Introduzione
La poesia San Martino del Carso va considerata all'interno dell'esperienza della prima guerra mondiale, che è stata primaria fonte di ispirazione per Ungaretti, tanto da costituire uno dei principali filoni tematici della sua poesia. La prima versione di questo componimento risale infatti al 1916, e il testo compare quindi nella raccoltaIl porto sepolto che è il nucleo genetico della Allegria di naufragi del 1919.
Analisi e commento
In questa lirica il poeta sceglie nuovamente di esprimere tutta la disperazione e l'orrore dell'esperienza al fronte attraverso un confronto tra l'uomo e la natura, mettendo in relazione la propria tragedia, scandita dalla morte di compagni e amici, alla desolazione di un paese devastato dai combattimenti, che è appunto San Martino del Carso.
La poesia può essere divisa in due momenti: il primo, coincidente con le due quartine iniziali (vv. 1-8) costituisce la pars destruens della poesia ungarettiana. L’anafora dell’espressione “non è rimasto” serve a sottolineare la distruzione fisica ed esistenziale della guerra, che non lascia che miseri resti sia delle “case” (v. 1) che degli amici (vv. 5-6: “Di tanti | che mi corrispondevano”) del poeta. A questo momento - com’è tipico del vitalismo della poetica di Ungaretti nell’Allegria - risponde però il movimento dei due distici conclusivi (vv. 9-12): si tratta di uno scatto di umanità, attraverso cui Ungaretti riafferma, attraverso la metafora del “cuore-paese”, che alla violenza della guerra si contrappone sempre il ricordo (le croci nel “cuore” al v. 9) di chi non c’è più. L’effetto finale della revisione della poesia (che nell’edizione originale era di venti versi contro i dodici della versione definitiva) è quello di rendere più essenziale ed icastico il testo, laddove la prima versione di San Martino del Carso rappresentava la scena di devastazione in maniera più analitica e realistica, universalizzando il dolore del poeta.
Riportiamo di seguito la prima versione di San Martino del Carso comparsa nel Porto sepolto.
- Di queste case
- non sono rimaste
- che delle rovine
- di muro
- esposto all’aperto.
- Dei tanti amici e commilitoni
- che hanno condiviso la vita con me
- non è rimasto
- molto di più
- nei cimiteri.
- Ma nel mio cuore
- non manca una croce per nessun morto
- Essi sono una
- sentinella vigile
- per quale scopo?
- O cuore malato,
- sono morti
- affinché io, qualche volta,
- guardi al mio cuore
- come a un paese devastato dalla guerra.
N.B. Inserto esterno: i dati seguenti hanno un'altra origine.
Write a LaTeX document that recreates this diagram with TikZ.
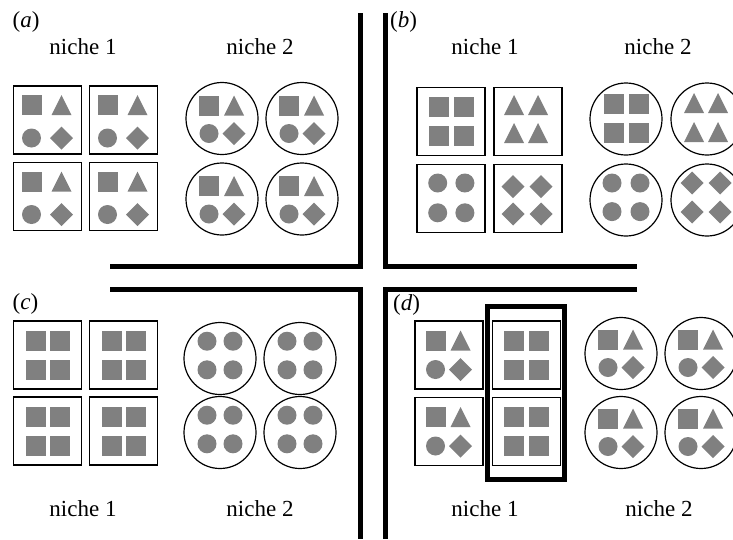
\documentclass[tikz,border=0pt]{standalone}
\usepackage{fontspec}
\setmainfont{Liberation Serif}
\usepackage{tikz}
\usetikzlibrary{positioning}

\definecolor{glyphgray}{gray}{0.5}

\tikzset{
  cellbox/.style={draw, line width=1.2pt, minimum size=68pt, inner sep=0pt},
  cellcirc/.style={draw, circle, line width=1.2pt, minimum size=72pt, inner sep=0pt},
  glyph/.style={fill=glyphgray},
  divider/.style={line width=5pt, miter limit=10},
  highlight/.style={draw, line width=4.5pt, inner sep=0pt},
  niche/.style={anchor=base, inner sep=0pt, font=\fontsize{23}{27}\selectfont},
  panel/.style={anchor=base west, inner sep=0pt, font=\fontsize{23}{27}\selectfont}
}

\newcommand{\gsquare}[2]{\fill[glyph] (#1,#2) ++(-10,-10) rectangle ++(20,20);}
\newcommand{\gtriangle}[2]{\fill[glyph] (#1,#2) ++(-10,10) -- ++(20,0) -- ++(-10,-20) -- cycle;}
\newcommand{\gdot}[2]{\fill[glyph] (#1,#2) circle[radius=9.5pt];}
\newcommand{\gdiamond}[2]{\fill[glyph] (#1,#2) ++(0,-11.5) -- ++(11.5,11.5) -- ++(-11.5,11.5) -- ++(-11.5,-11.5) -- cycle;}
\newcommand{\mixgroup}[4]{\gsquare{#1-#3}{#2-#4}\gtriangle{#1+#3}{#2-#4}\gdot{#1-#3}{#2+#4}\gdiamond{#1+#3}{#2+#4}}
\newcommand{\quadgroup}[5]{#1{#2-#4}{#3-#5}#1{#2+#4}{#3-#5}#1{#2-#4}{#3+#5}#1{#2+#4}{#3+#5}}

\begin{document}
\begin{tikzpicture}[x=1pt, y=-1pt]
 \useasboundingbox (0,0) rectangle (733,539);
 \clip (0,0) rectangle (733,539);

 % dividers
 \draw[divider] (360,13) -- (360,266) -- (110,266);
 \draw[divider] (385,13) -- (385,266) -- (637,266);
 \draw[divider] (110,289) -- (360,289) -- (360,539);
 \draw[divider] (637,289) -- (385,289) -- (385,539);

 % (a)
 \draw (12.5,27.5) node[panel] (a-label) {(\textit{a})};
 \draw (83,54.5) node[niche] (a-niche1) {niche 1};
 \draw (260,54.5) node[niche] (a-niche2) {niche 2};
 \foreach \x/\y [count=\i] in {47.5/120, 123.5/120, 47.5/196.5, 123.5/196.5} {
   \draw (\x,\y) node[cellbox] (a-box\i) {};
   \mixgroup{\x-1}{\y+1.5}{15}{16.5}
 }
 \foreach \x/\y [count=\i] in {222/118.5, 302/118.5, 222/199, 302/199} {
   \draw (\x,\y) node[cellcirc] (a-circ\i) {};
   \mixgroup{\x-0.5}{\y+1}{12.5}{14}
 }

 % (b)
 \draw (390,27.5) node[panel] (b-label) {(\textit{b})};
 \draw (485,54) node[niche] (b-niche1) {niche 1};
 \draw (658,54) node[niche] (b-niche2) {niche 2};
 \draw (451,121.5) node[cellbox] (b-box1) {};
 \draw (528,121.5) node[cellbox] (b-box2) {};
 \draw (451,198.5) node[cellbox] (b-box3) {};
 \draw (528,198.5) node[cellbox] (b-box4) {};
 \quadgroup{\gsquare}{451}{121}{12.5}{14.5}
 \quadgroup{\gtriangle}{526}{119}{12}{14}
 \quadgroup{\gdot}{451.3}{197.9}{13.6}{14.9}
 \quadgroup{\gdiamond}{527}{200.3}{14}{13.7}
 \draw (626,119) node[cellcirc] (b-circ1) {};
 \draw (707,119) node[cellcirc] (b-circ2) {};
 \draw (626,200) node[cellcirc] (b-circ3) {};
 \draw (707,200) node[cellcirc] (b-circ4) {};
 \quadgroup{\gsquare}{626}{118}{12.5}{14.5}
 \quadgroup{\gtriangle}{706}{117.5}{12}{14.5}
 \quadgroup{\gdot}{626}{197.3}{14}{14.3}
 \quadgroup{\gdiamond}{706}{197.5}{14}{14.5}

 % (c)
 \draw (12.5,309) node[panel] (c-label) {(\textit{c})};
 \draw (83,516) node[niche] (c-niche1) {niche 1};
 \draw (260,516) node[niche] (c-niche2) {niche 2};
 \foreach \x/\y [count=\i] in {47.5/355, 123.5/355, 47.5/431, 123.5/431} {
   \draw (\x,\y) node[cellbox] (c-box\i) {};
   \quadgroup{\gsquare}{\x}{\y+0.5}{12}{14.5}
 }
 \foreach \x/\y [count=\i] in {220/358.5, 300/358.5, 220/432.5, 300/432.5} {
   \draw (\x,\y) node[cellcirc] (c-circ\i) {};
   \quadgroup{\gdot}{\x}{\y-3}{13}{14.3}
 }

 % (d)
 \draw (393,310) node[panel] (d-label) {(\textit{d})};
 \draw (485,516) node[niche] (d-niche1) {niche 1};
 \draw (659,516) node[niche] (d-niche2) {niche 2};
 \foreach \y [count=\i] in {355, 431.5} {
   \draw (449,\y) node[cellbox] (d-box\i) {};
   \mixgroup{448}{\y}{12.5}{14.5}
   \draw (526.5,\y) node[cellbox] (d-sqbox\i) {};
   \quadgroup{\gsquare}{526}{\y}{12.5}{14.5}
 }
 \draw (526,393) node[highlight, minimum width=77pt, minimum height=173pt] (d-frame) {};
 \foreach \x/\y [count=\i] in {621/353.5, 701/353.5, 621/432.5, 701/432.5} {
   \draw (\x,\y) node[cellcirc] (d-circ\i) {};
   \mixgroup{\x-0.5}{\y}{12.5}{14}
 }
\end{tikzpicture}
\end{document}
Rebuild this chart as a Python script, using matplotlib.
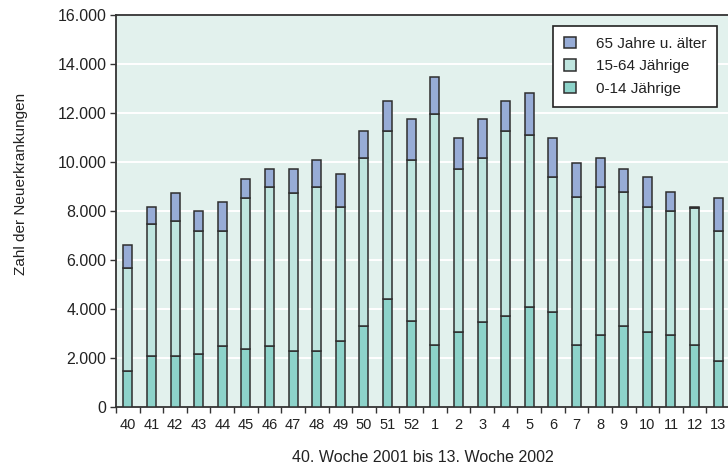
import matplotlib
matplotlib.use("Agg")
import matplotlib.pyplot as plt
from matplotlib.ticker import FuncFormatter, FixedLocator
import numpy as np

weeks = ["40", "41", "42", "43", "44", "45", "46", "47", "48", "49", "50", "51", "52",
         "1", "2", "3", "4", "5", "6", "7", "8", "9", "10", "11", "12", "13"]
# cumulative levels per week
age_0_14 = [1480, 2080, 2080, 2150, 2490, 2370, 2490, 2300, 2300, 2690, 3290, 4410, 3500,
            2540, 3070, 3470, 3730, 4080, 3890, 2540, 2950, 3290, 3070, 2950, 2540, 1880]
top_15_64 = [5660, 7460, 7600, 7200, 7200, 8520, 8970, 8720, 8970, 8180, 10150, 11280, 10080,
             11960, 9710, 10150, 11280, 11100, 9370, 8580, 8970, 8780, 8180, 8000, 8110, 7200]
total = [6600, 8180, 8720, 8000, 8370, 9310, 9710, 9710, 10090, 9510, 11280, 12490, 11770,
         13480, 10990, 11770, 12490, 12820, 10980, 9970, 10160, 9710, 9370, 8780, 8180, 8520]

age_15_64 = [m - y for m, y in zip(top_15_64, age_0_14)]
age_65 = [t - m for t, m in zip(total, top_15_64)]

c_young = "#8dd3ca"
c_mid = "#bfe5df"
c_old = "#97acd6"
edge = "#2e2e2e"

plt.rcParams["font.family"] = ["Liberation Sans Narrow", "Liberation Sans", "DejaVu Sans"]

fig = plt.figure(figsize=(7.28, 4.69), dpi=100)
ax = fig.add_axes([116 / 728, 62 / 469, 614 / 728, 392 / 469])
ax.set_facecolor("#e2f1ed")

x = np.arange(len(weeks))
w = 0.38
b1 = ax.bar(x, age_0_14, w, color=c_young, edgecolor=edge, linewidth=1.1, zorder=3)
b2 = ax.bar(x, age_15_64, w, bottom=age_0_14, color=c_mid, edgecolor=edge, linewidth=1.1, zorder=3)
b3 = ax.bar(x, age_65, w, bottom=top_15_64, color=c_old, edgecolor=edge, linewidth=1.1, zorder=3)

ax.set_xlim(-0.5, len(weeks) - 0.5)
ax.set_ylim(0, 16000)
ax.set_yticks(np.arange(0, 16001, 2000))
ax.yaxis.set_major_formatter(FuncFormatter(lambda v, p: f"{int(v):,}".replace(",", ".")))
ax.grid(axis="y", color="white", linewidth=1.4, zorder=1)

ax.set_xticks(x)
ax.set_xticklabels(weeks)
ax.tick_params(axis="x", which="major", length=0, pad=8, labelsize=10.5, colors="#222222")
ax.xaxis.set_minor_locator(FixedLocator(np.arange(-0.5, len(weeks), 1.0)))
ax.tick_params(axis="x", which="minor", length=4, width=1, color="#333333", direction="out")
ax.tick_params(axis="y", length=4, width=1, color="#333333", direction="out",
               labelsize=11.5, colors="#222222", pad=3)

for s in ["left", "bottom", "top"]:
    ax.spines[s].set_color("#333333")
    ax.spines[s].set_linewidth(1.3)
ax.spines["right"].set_visible(False)

ax.set_ylabel("Zahl der Neuerkrankungen", fontsize=11, color="#222222")
ax.yaxis.set_label_coords(-88 / 614, 0.57)
ax.set_xlabel("40. Woche 2001 bis 13. Woche 2002", fontsize=11.5, color="#222222", labelpad=13)

leg = ax.legend([b3, b2, b1], ["65 Jahre u. älter", "15-64 Jährige", "0-14 Jährige"],
                loc="upper left", bbox_to_anchor=(437 / 614, 1 - 11 / 392),
                fontsize=11, frameon=True, fancybox=False, framealpha=1,
                edgecolor="#222222", handlelength=0.8, handleheight=0.8,
                handletextpad=1.3, borderpad=0.7, labelspacing=0.55, borderaxespad=0)
leg.get_frame().set_linewidth(1.2)
for t in leg.get_texts():
    t.set_color("#222222")

fig.savefig("out.png", dpi=100)
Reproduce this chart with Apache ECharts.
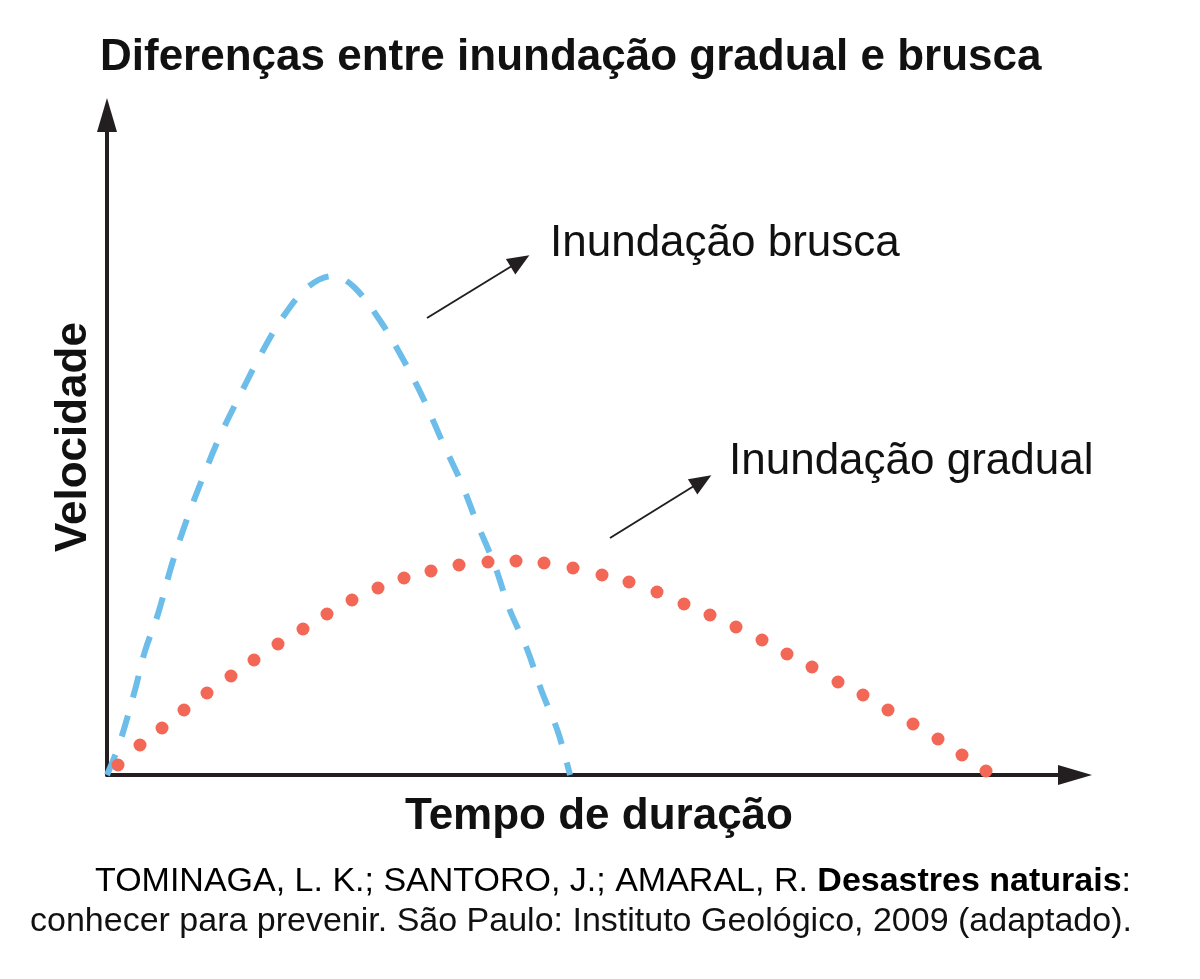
<!DOCTYPE html>
<html>
<head>
<meta charset="utf-8">
<title>Diferenças entre inundação gradual e brusca</title>
<script src="https://cdn.jsdelivr.net/npm/echarts@6/dist/echarts.min.js"></script>
<style>
  html, body { margin: 0; padding: 0; background: #fff; }
  #chart { width: 1200px; height: 979px; }
</style>
</head>
<body>
<div id="chart"></div>
<script>
// curva tracejada (inundação brusca): [tempo, velocidade]
const bruscaTempo = [0, 12, 28, 38, 51, 65, 80, 96, 113, 133, 154, 176, 201, 226, 247, 274, 297, 317, 335, 354, 370, 388, 402, 420, 435, 451, 463];
const bruscaVeloc = [0, 30, 85, 124, 161, 211, 256, 298, 339, 380, 421, 458, 488, 499, 488, 453, 414, 375, 334, 293, 252, 209, 167, 126, 83, 43, 0];

// pontos (inundação gradual)
const gradualTempo = [11, 33, 55, 77, 100, 124, 147, 171, 196, 220, 245, 271, 297, 324, 352, 381, 409, 437, 466, 495, 522, 550, 577, 603, 629, 655, 680, 705, 731, 756, 781, 806, 831, 855, 879];
const gradualVeloc = [10, 30, 47, 65, 82, 99, 115, 131, 146, 161, 175, 187, 197, 204, 210, 213, 214, 212, 207, 200, 193, 183, 171, 160, 148, 135, 121, 108, 93, 80, 65, 51, 36, 20, 4];

// setas das legendas [início, fim]
const setaBrusca = [[320, 457], [413, 514]];
const setaGradual = [[503, 237], [595, 294]];

const rotulos = ['Inundação brusca', 'Inundação gradual'];

const corAzul = '#6cbde9';
const corVermelho = '#f26755';
const corEixo = '#231f20';

const zip = (a, b) => a.map((v, i) => [v, b[i]]);

const chart = echarts.init(document.getElementById('chart'));

const option = {
  animation: false,
  backgroundColor: '#fff',
  title: {
    text: 'Diferenças entre inundação gradual e brusca',
    left: 95,
    top: 31,
    textStyle: { fontFamily: 'Liberation Sans', fontWeight: 'bold', fontSize: 44, color: '#111' }
  },
  grid: { left: 107, top: 115, right: 125, bottom: 204 },
  xAxis: {
    type: 'value', min: 0, max: 968,
    axisLine: { show: true, onZero: false, symbol: ['none', 'triangle'], symbolSize: [20, 34],
      lineStyle: { color: corEixo, width: 4 } },
    axisTick: { show: false }, axisLabel: { show: false }, splitLine: { show: false }
  },
  yAxis: {
    type: 'value', min: 0, max: 660,
    axisLine: { show: true, onZero: false, symbol: ['none', 'triangle'], symbolSize: [20, 34],
      lineStyle: { color: corEixo, width: 4 } },
    axisTick: { show: false }, axisLabel: { show: false }, splitLine: { show: false }
  },
  series: [
    {
      name: rotulos[0],
      type: 'line',
      smooth: 0.35,
      showSymbol: false,
      data: zip(bruscaTempo, bruscaVeloc),
      lineStyle: { color: corAzul, width: 6, type: [22, 19] },
      z: 3,
      markLine: {
        silent: true,
        symbol: ['none', 'triangle'],
        symbolSize: [18, 22],
        label: { show: false },
        lineStyle: { color: corEixo, width: 2, type: 'solid' },
        data: [
          [{ coord: setaBrusca[0] }, { coord: setaBrusca[1] }],
          [{ coord: setaGradual[0] }, { coord: setaGradual[1] }]
        ]
      }
    },
    {
      name: rotulos[1],
      type: 'scatter',
      symbol: 'circle',
      symbolSize: 13,
      data: zip(gradualTempo, gradualVeloc),
      itemStyle: { color: corVermelho, opacity: 1 },
      z: 4
    }
  ],
  graphic: [
    {
      type: 'text', left: 550, top: 222,
      style: { text: rotulos[0], font: '44px "Liberation Sans"', fill: '#111' }
    },
    {
      type: 'text', left: 729, top: 440,
      style: { text: rotulos[1], font: '44px "Liberation Sans"', fill: '#111' }
    },
    {
      type: 'text', x: 74, y: 437, rotation: Math.PI / 2,
      style: { text: 'Velocidade', font: 'bold 44px "Liberation Sans"', fill: '#111', align: 'center', verticalAlign: 'middle' }
    },
    {
      type: 'text', x: 599, y: 817,
      style: { text: 'Tempo de duração', font: 'bold 44px "Liberation Sans"', fill: '#111', align: 'center', verticalAlign: 'middle' }
    },
    {
      type: 'text', x: 95, y: 882,
      style: {
        text: '{a|TOMINAGA, L. K.; SANTORO, J.; AMARAL, R. }{b|Desastres naturais}{a|:}',
        verticalAlign: 'middle',
        rich: {
          a: { fontFamily: 'Liberation Sans', fontSize: 34, color: '#111' },
          b: { fontFamily: 'Liberation Sans', fontSize: 34, fontWeight: 'bold', color: '#111' }
        }
      }
    },
    {
      type: 'text', x: 30, y: 922,
      style: { text: 'conhecer para prevenir. São Paulo: Instituto Geológico, 2009 (adaptado).',
        font: '34px "Liberation Sans"', fill: '#111', verticalAlign: 'middle' }
    }
  ]
};

chart.setOption(option);
</script>
</body>
</html>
1 Si noti, tra gli effetti stilistici della poesia di Ungaretti, l’inversione dell’ordine naturale di questa interrogativa e il costrutto “a che” (che significa “per quale motivo”, “a che vantaggio”) modellato sul francese à quoi?. Il risultato è di stringere in tre versi brevissimi l’analogia tra i compagni morti, il dolore nel cuore del poeta e la domanda sul senso di tutto questo (dato che le croci diventa appunto una “innalzata sentinella”, sempre vigile e presente a chi scrive).
2 cuore malato: nella prima edizione del testo, Ungaretti carica volutamente il testo di un tono patetico, poi alleggerito nella versione definitiva del testo.